Baltimore County board postpones final vote on Mays Chapel school

Faced with opposition from Mays Chapel residents, the Baltimore County school board postponed a final vote Tuesday night on whether to build an elementary school on 20 acres there to relieve overcrowding.

The board, however, gave preliminary approval to the site and said it will hold a public hearing to further discuss the issue March 19. The board is scheduled to vote the next day.

About 120 Mays Chapel residents attended the board meeting, brandishing small yellow sheets that said, "Save Mays Chapel Park." They object to the plans because they say the school will interfere with their enjoyment of the land, which has been used as a park since developments sprang up along nearby Padonia Road.

"We are not against a school being built, just one being built there," said resident Gail Purnell, who added that 3,000 people have signed a petition opposing the site.

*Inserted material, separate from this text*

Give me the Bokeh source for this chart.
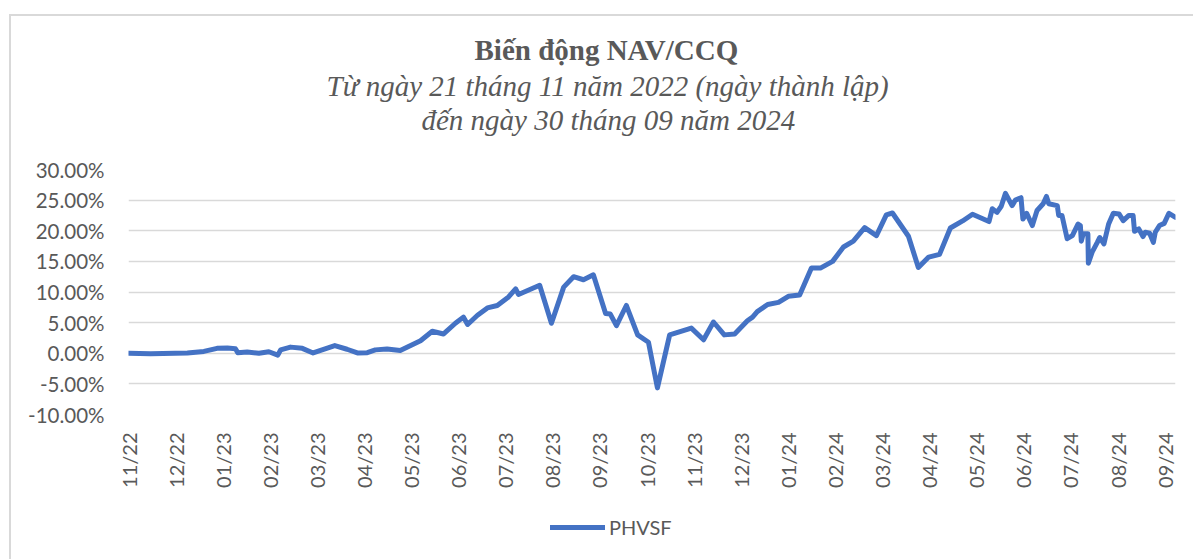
from bokeh.plotting import figure
from bokeh.models import (Range1d, FixedTicker, NumeralTickFormatter, Title,
                          Legend, LegendItem)
from bokeh.layouts import column
from bokeh.embed import file_html
from bokeh.resources import INLINE
import math

# ---- data ----
month_labels = ["11/22", "12/22", "01/23", "02/23", "03/23", "04/23", "05/23",
                "06/23", "07/23", "08/23", "09/23", "10/23", "11/23", "12/23",
                "01/24", "02/24", "03/24", "04/24", "05/24", "06/24", "07/24",
                "08/24", "09/24"]

# months elapsed since fund launch (21/11/2022)
t_month = [0.00, 0.47, 1.25, 1.60, 1.88, 2.10, 2.27, 2.32, 2.52, 2.77, 2.98, 3.17,
           3.23, 3.44, 3.69, 3.92, 4.11, 4.38, 4.64, 4.86, 5.07, 5.24, 5.49, 5.77,
           6.20, 6.45, 6.69, 6.94, 7.11, 7.20, 7.41, 7.62, 7.83, 8.07, 8.22, 8.28,
           8.73, 8.98, 9.24, 9.45, 9.66, 9.87, 10.13, 10.23, 10.36, 10.57, 10.81,
           11.04, 11.23, 11.49, 11.95, 12.21, 12.42, 12.65, 12.87, 13.14, 13.25,
           13.35, 13.57, 13.80, 14.01, 14.25, 14.50, 14.69, 14.95, 15.18, 15.39,
           15.63, 15.88, 16.09, 16.22, 16.56, 16.77, 16.99, 17.22, 17.45, 17.71,
           17.92, 18.27, 18.34, 18.44, 18.53, 18.62, 18.76, 18.83, 18.95, 18.99,
           19.07, 19.19, 19.29, 19.42, 19.49, 19.54, 19.72, 19.75, 19.82, 19.93,
           20.04, 20.16, 20.21, 20.23, 20.27, 20.37, 20.38, 20.46, 20.57, 20.62,
           20.71, 20.81, 20.91, 21.03, 21.12, 21.24, 21.33, 21.36, 21.45, 21.54,
           21.59, 21.68, 21.76, 21.80, 21.89, 21.99, 22.09, 22.23]

# NAV/unit change vs launch, in percent
nav_pct = [0.00, -0.10, 0.05, 0.30, 0.80, 0.85, 0.75, 0.10, 0.20, 0.00, 0.25, -0.30,
           0.55, 1.00, 0.80, 0.05, 0.55, 1.25, 0.65, 0.05, 0.10, 0.55, 0.70, 0.45,
           2.05, 3.60, 3.15, 4.90, 5.90, 4.70, 6.20, 7.40, 7.80, 9.20, 10.50, 9.60,
           11.10, 4.90, 10.80, 12.50, 12.00, 12.80, 6.50, 6.40, 4.50, 7.80, 3.00,
           1.80, -5.65, 3.00, 4.10, 2.20, 5.10, 3.00, 3.15, 5.30, 5.90,
           6.80, 7.95, 8.30, 9.30, 9.50, 13.90, 13.90, 15.00, 17.35, 18.30,
           20.50, 19.20, 22.60, 22.90, 19.10, 14.00, 15.70, 16.15, 20.45, 21.60,
           22.70, 21.50, 23.60, 23.00, 24.00, 26.10, 24.10, 25.00, 25.40, 21.90,
           22.85, 20.85, 23.30, 24.40, 25.60, 24.40, 24.10, 22.50, 22.50, 18.70,
           19.20, 21.10, 20.85, 18.30, 19.50, 19.50, 14.70, 16.50, 18.10, 18.90,
           17.85, 21.10, 22.85, 22.75, 21.65, 22.50, 22.50, 19.90, 20.30, 19.05,
           19.75, 19.60, 18.10, 19.75, 20.85, 21.20, 22.85, 22.20]

y_ticks_pct = [-10, -5, 0, 5, 10, 15, 20, 25, 30]

series_name = "PHVSF"
title_main = "Biến động NAV/CCQ"
title_sub1 = "Từ ngày 21 tháng 11 năm 2022 (ngày thành lập)"
title_sub2 = "đến ngày 30 tháng 09 năm 2024"

# ---- styling ----
GREY_TXT = "#595959"
BLUE = "#4472C4"
TICK_FONT = "Lato"
TITLE_FONT = "Liberation Serif"

nav_frac = [v / 100.0 for v in nav_pct]

# ---- main chart ----
p = figure(width=1182, height=479,
           x_range=Range1d(t_month[0], t_month[-1]),
           y_range=Range1d(y_ticks_pct[0] / 100.0, y_ticks_pct[-1] / 100.0),
           output_backend="svg", toolbar_location=None,
           min_border_left=117, min_border_right=18,
           min_border_top=153, min_border_bottom=81)
p.outline_line_color = None
p.background_fill_color = "white"
p.border_fill_color = "white"

r = p.line(t_month, nav_frac, line_color=BLUE, line_width=5,
           line_join="round", line_cap="round")

# titles (added from the plot outwards); first one is only a spacer
p.add_layout(Title(text=" ", text_font=TITLE_FONT, text_font_size="29px",
                   standoff=0), "above")
p.add_layout(Title(text=title_sub2, align="left", offset=293, text_font=TITLE_FONT,
                   text_font_size="29px", text_font_style="italic",
                   text_color=GREY_TXT, standoff=0), "above")
p.add_layout(Title(text=title_sub1, align="left", offset=198, text_font=TITLE_FONT,
                   text_font_size="29px", text_font_style="italic",
                   text_color=GREY_TXT, standoff=0), "above")
p.add_layout(Title(text=title_main, align="left", offset=346, text_font=TITLE_FONT,
                   text_font_size="29px", text_font_style="bold",
                   text_color=GREY_TXT, standoff=4), "above")

# y axis
p.yaxis.ticker = FixedTicker(ticks=[v / 100.0 for v in y_ticks_pct])
p.yaxis.formatter = NumeralTickFormatter(format="0.00%")
p.yaxis.axis_line_color = None
p.yaxis.major_tick_line_color = None
p.yaxis.minor_tick_line_color = None
p.yaxis.major_tick_out = 0
p.yaxis.major_label_standoff = 24
p.yaxis.major_label_text_font = TICK_FONT
p.yaxis.major_label_text_font_size = "20.5px"
p.yaxis.major_label_text_color = GREY_TXT

# x axis
p.xaxis.ticker = FixedTicker(ticks=list(range(len(month_labels))))
p.xaxis.major_label_overrides = {i: lab for i, lab in enumerate(month_labels)}
p.xaxis.major_label_orientation = math.pi / 2
p.xaxis.axis_line_color = None
p.xaxis.major_tick_line_color = None
p.xaxis.minor_tick_line_color = None
p.xaxis.major_tick_out = 0
p.xaxis.major_label_standoff = 18
p.xaxis.major_label_text_font = TICK_FONT
p.xaxis.major_label_text_font_size = "20px"
p.xaxis.major_label_text_color = GREY_TXT

p.xgrid.grid_line_color = None
p.ygrid.grid_line_color = "#d9d9d9"
p.ygrid.grid_line_width = 1.5

# ---- legend strip below the chart (series kept out of view, only its key shows) ----
lg = figure(width=1182, height=64, x_range=Range1d(0, 1), y_range=Range1d(10, 11),
            x_axis_type=None, y_axis_type=None,
            output_backend="svg", toolbar_location=None, min_border=0)
lg.outline_line_color = None
lg.xgrid.grid_line_color = None
lg.ygrid.grid_line_color = None
r_key = lg.line(t_month, nav_frac, line_color=BLUE, line_width=5, line_cap="round")
legend = Legend(items=[LegendItem(label=series_name, renderers=[r_key])],
                location=(422, 20), orientation="horizontal",
                glyph_width=55, glyph_height=20, label_standoff=4,
                padding=0, margin=0, border_line_color=None,
                background_fill_alpha=0,
                label_text_font=TICK_FONT, label_text_font_size="20px",
                label_text_color=GREY_TXT)
lg.add_layout(legend)

layout = column(p, lg, spacing=0,
                styles={"position": "relative", "top": "14px", "left": "9px",
                        "border-top": "2px solid #d9d9d9",
                        "border-left": "2px solid #d9d9d9"})

open("out.html", "w").write(file_html(layout, INLINE))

Resident Harold Thompson said, "What is being proposed is a commuter elementary school."

He said that only 10 students who live in the neighborhood would attend the school and that students would be bused to the area.

The new school would likely pull students from seven or eight elementary schools that are now overcrowded, including Pot Spring, Padonia, Pinewood, Riderwood, Timonium, Lutherville and West Towson.

Yara Cheikh, a parent who fought for an addition at Hampton Elementary School, said: "I am more than dismayed that this many people have come out to oppose this school."

She said there is an "urgent need" for a school to be built and Mays Chapel is a central location.

Even construction of a new school is unlikely to provide enough seats for the central area elementary schools, which are projected to grow beyond capacity in the next five years.

"It is possible we would have enrollment and capacity issues" after a school is built, said Kara Calder, who is in charge of planning for the school system. But she added that a new school is "an important step to stabilizing capacity in the area."

If the school is approved and planning is complete in time to begin construction this summer, the 700-seat site would open in August 2014.

The overcrowding in elementary schools stretches from near the city-county line to the Pennsylvania border. West Towson Elementary, completed two years ago to relieve crowding at Rodgers Forge Elementary, is now overcapacity and may take over a portion of an adjoining special education school next year.

Both Stoneleigh and Hampton elementaries are getting additions that will serve another 500 students, but the York Road corridor will still be at least 700 seats short.

The central area elementaries currently have 9,825 seats and 10,921 students, according to the state. The number of elementary students in the area is expected to grow to 11,555 by 2016.

The county purchased the land in Mays Chapel about 30 years ago to build a school, which the school board approved 26 years ago. But board president Lawrence Schmidt has said a decision to build a school there should be voted on by the board again because so much time has passed.

Michael Sines, who is in charge of facilities for the system, said that the school and parking would use about five to 10 acres and that the other land would remain woods and open space for county residents to use.